Sunday, November 14, 2010

South of the West Bank

Tchoupitoulas Street.
An old friend asked me what it is like to live in New Orleans.  I trust she won't mind if I just post this excerpt of my reply.  It's not like it's a secret:


"Unlike what we are used to, there aren't many incorporated towns in the surrounding parishes (counties).  I still haven't really figured it out,.  There aren't any towns so much as "places."  I find it very disorienting trying to navigate my way around when touring the countryside since I am used to using incorporated towns as a reference point.  There also doesn't seem to be the ingrained animosity between communities that I am so used to in New England.  People live in Metarie but there's no stigma attached to living in the suburb.  People here seem to love their developments and strip malls." 

I was in Belle Chasse yesterday.  If this were in Connecticut, I would expect to find a town green, a city hall, a white clapboard Congregational Church on the green, and a cluster of old commercial building on the surrounding streets.  The center of town would have colonial homes dating from the 1700s and then other eras in a widening circumference from the center of town.  Belle Chasse (pronounced Bell Chase) is not like that.

The center of "town" (it's not a town, it is the seat of Plaquemines Parish, unincorporated without a government of its own or selectmen or town meetings) is where two state roads meet.  All the homes are gated communities of McMansions and then a strip of shopping centers that goes on and on and on.  There is very little eye candy to delight a sensitive aesthetic sense.  Ungated communities of prefabricated homes seemed to be lining the street grid behind the McDonald's.

New Orleans is a different world from the rest of the American cities I've lived in.  Louisiana past the west bank of the Mississippi River (which I traveled south to reach, it's that convoluted) is another world altogether.  I passed a mix of heavy industry, agriculture, and bedrooms interspersed amidst torn up swampland.  I don't know what the residents of Plaquemines Parish do for entertainment or community.

I ride a motorcycle.  I pass through, I observe, I head home to the city I call home.  I don't know a gol-darned thing about anything I've witnessed.

I did order a new fairing for my Little Ninja.  The old one has rattled so loose and developed so many cracks and faults from the abuse of New Orleans's potholed streets that it is beyond repair.  Every time I hear the front end rattle, it pains me and embarrasses me.  The Little Ninja is a sleek machine, as finely tuned and fit as its driver.  The noises it makes is a personal affront, as if I am a rusty Tim Man jangled by my environment so that I sound like I will fall apart the next intersection.  Untrue.  New Orleans is nurturing me rather than killing me.  New Orleans is making me stronger and more open to the cornucopia life offers those with the inclination to swallow whole.  The Little Ninja shouldn't rattle the same way I don't.

I was given a choice of colors.  The Little Ninja is blue (see below).  Now the fairing around the headlight will be red.  I never want to hear someone say, "I didn't see you."  You can't be afraid of color.  This is a doctrine I employ in my shirts and ties and socks.  As I get older, it is a doctrine I employ in my motorcycle gear.  "See me."  Nothing says New Orleans as much as this statement.  New Orleans commands attention.  It's citizens demand to be seen.
There aren't any hills this tall in my part of Louisiana.  Picture taken in Virginia's Shenandoah Valley.
-WK

2 comments:

Anita said...

Lovely post.

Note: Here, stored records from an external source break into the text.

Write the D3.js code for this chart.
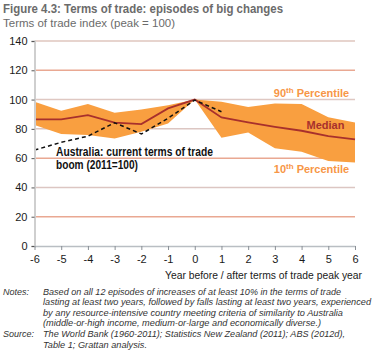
<!DOCTYPE html>
<html><head><meta charset="utf-8">
<script src="https://cdn.jsdelivr.net/npm/d3@7"></script>
<style>body{margin:0;background:#fff}svg{display:block}</style>
</head><body><div id="chart"></div>
<script>
const years = [-6,-5,-4,-3,-2,-1,0,1,2,3,4,5,6];
const p90 = [98.5,92.4,97,91,93.3,96.2,100,98.5,95,97.4,97,88,84.4];
const p10 = [82.6,76.5,75.8,73.5,78,83.7,100,74,77.5,66.7,64.4,58,57];
const median = [86.5,86.5,89.4,84.2,83.3,94,100,87.8,84.4,81.4,78.7,75,72.8];
const ausYears = [-6,-5,-4,-3,-2,-1,0,1];
const australia = [65.5,70.8,75,84.2,76.5,87.2,99.7,91.7];
const yTicks = [0,20,40,60,80,100,120,140];
const gridColors = {0:null,20:"#e9a892",40:"#dcc6c2",60:"#e9a892",80:"#dcc6c2",100:"#dfc8c2",120:"#e9a892",140:"#dfc6be"};

const W=378,H=362;
const F="Arial, Liberation Sans, sans-serif";
const svg=d3.select("#chart").append("svg").attr("width",W).attr("height",H);
const x=d3.scaleLinear().domain([-6,6]).range([34.5,355]);
const y=d3.scaleLinear().domain([0,140]).range([246,41]);

svg.append("text").attr("x",3).attr("y",13).attr("font-family",F)
  .attr("font-size",12).attr("font-weight","bold").attr("fill","#6b6b6b")
  .attr("textLength",280).attr("lengthAdjust","spacingAndGlyphs").text("Figure 4.3: Terms of trade: episodes of big changes");
svg.append("text").attr("x",3).attr("y",27).attr("font-family",F)
  .attr("font-size",11.5).attr("fill","#6b6b6b")
  .attr("textLength",172).attr("lengthAdjust","spacingAndGlyphs").text("Terms of trade index (peak = 100)");

// gridlines
svg.append("g").selectAll("line").data(yTicks.filter(d=>d>0)).join("line")
  .attr("x1",x(-6)).attr("x2",x(6)).attr("y1",d=>y(d)).attr("y2",d=>y(d))
  .attr("stroke",d=>gridColors[d]).attr("stroke-width",1.5);

// band
const area=d3.area().x((d,i)=>x(years[i])).y0((d,i)=>y(p10[i])).y1((d,i)=>y(p90[i]));
svg.append("path").datum(years).attr("d",area).attr("fill","#f99f40");

// median
const line=d3.line().x((d,i)=>x(years[i])).y(d=>y(d));
svg.append("path").datum(median).attr("d",line).attr("fill","none").attr("stroke","#a8302c").attr("stroke-width",1.8);

// australia
const aline=d3.line().x((d,i)=>x(ausYears[i])).y(d=>y(d));
svg.append("path").datum(australia).attr("d",aline).attr("fill","none").attr("stroke","#111").attr("stroke-width",1.5).attr("stroke-dasharray","4,3");

// y axis
const ya=svg.append("g").attr("transform",`translate(${x(-6)},0)`).call(d3.axisLeft(y).tickValues(yTicks).tickSize(3).tickPadding(4));
ya.select(".domain").attr("stroke","#cfcfcf").attr("stroke-width",2);
ya.selectAll(".tick line").attr("stroke","#555");
ya.selectAll("text").attr("font-family",F).attr("font-size",11).attr("fill","#1a1a1a");

// x axis
const xa=svg.append("g").attr("transform",`translate(0,${y(0)})`).call(d3.axisBottom(x).tickValues(years).tickFormat(d3.format("d")).tickSize(4).tickSizeOuter(0).tickPadding(5));
xa.select(".domain").attr("stroke","#b9bec3").attr("stroke-width",1.5);
xa.selectAll(".tick line").attr("stroke","#8a9096");
xa.selectAll("text").attr("font-family",F).attr("font-size",11).attr("fill","#1a1a1a").text(d=>d<0?"-"+Math.abs(d):d);

svg.append("text").attr("x",165).attr("y",279).attr("font-family",F)
  .attr("font-size",11).attr("fill","#1a1a1a").attr("textLength",197).attr("lengthAdjust","spacingAndGlyphs")
  .text("Year before / after terms of trade peak year");

// labels
const lab=(t,xx,yy,c,sup)=>{
  const tx=svg.append("text").attr("x",xx).attr("y",yy).attr("text-anchor","middle").attr("font-family",F)
   .attr("font-size",11).attr("font-weight","bold").attr("fill",c);
  if(sup){tx.append("tspan").text(sup[0]);tx.append("tspan").attr("dy",-4).attr("font-size",8).text(sup[1]);tx.append("tspan").attr("dy",4).text(sup[2]);}
  else tx.text(t);
};
lab(null,311.5,97,"#f79646",["90","th"," Percentile"]);
lab("Median",325.5,129,"#a8302c");
lab(null,311.5,173,"#f79646",["10","th"," Percentile"]);
svg.append("text").attr("x",56).attr("y",156).attr("font-family",F).attr("font-size",12).attr("font-weight","bold").attr("fill","#111")
  .attr("textLength",157).attr("lengthAdjust","spacingAndGlyphs").text("Australia: current terms of trade");
svg.append("text").attr("x",56).attr("y",169).attr("font-family",F).attr("font-size",12).attr("font-weight","bold").attr("fill","#111")
  .attr("textLength",82).attr("lengthAdjust","spacingAndGlyphs").text("boom (2011=100)");

// notes
const notes=["Based on all 12 episodes of increases of at least 10% in the terms of trade",
"lasting at least two years, followed by falls lasting at least two years, experienced",
"by any resource-intensive country meeting criteria of similarity to Australia",
"(middle-or-high income, medium-or-large and economically diverse.)"];
const notesW=[298,328,300,278];
const src=["The World Bank (1960-2011); Statistics New Zealand (2011); ABS (2012d),","Table 1; Grattan analysis."];
const srcW=[302,104];
const nf=(t,xx,yy,w)=>{const e=svg.append("text").attr("x",xx).attr("y",yy).attr("font-family",F).attr("font-size",9).attr("font-style","italic").attr("fill","#333").text(t);
  if(w) e.attr("textLength",w).attr("lengthAdjust","spacingAndGlyphs");};
nf("Notes:",3,294.5);
notes.forEach((t,i)=>nf(t,43,294.5+i*10.5,notesW[i]));
nf("Source:",3,337);
src.forEach((t,i)=>nf(t,43,337+i*10.5,srcW[i]));
</script></body></html>
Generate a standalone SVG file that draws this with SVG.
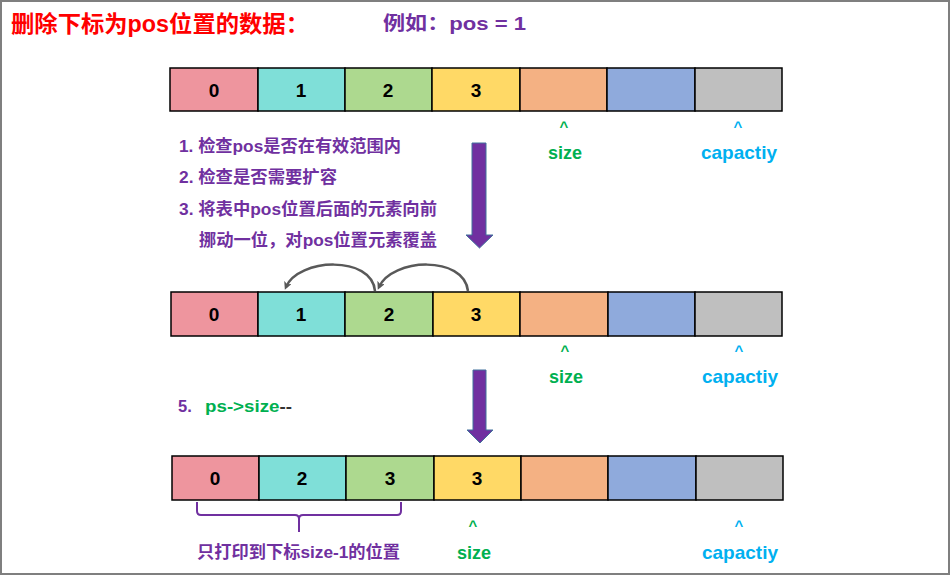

Those with whom you correspond must feel quite special to receive your letters. Genuine correspondence these days is so rare.

I was reminded of an observation of mine when I first moved here from a place almost as seriously correct as Boston. During those hidebound days of "Dress for Success," I wrote home, "This is unlike any place I've ever been. Here they wear purple clothes!"

La Belle Esplanade said...

I tend to write long, rambling letters and those are the kind I like to receive. Who doesn't like mail? As much as e-mail is convenient, nothing beats an envelope in the physical mailbox written by hand. You get to chat with the mail man (Heaven bless the USPS) and you get to trace the real impressions a friend makes on paper in with their own eccentric hand. I love real mail. I wish I could get more of the stamped kind.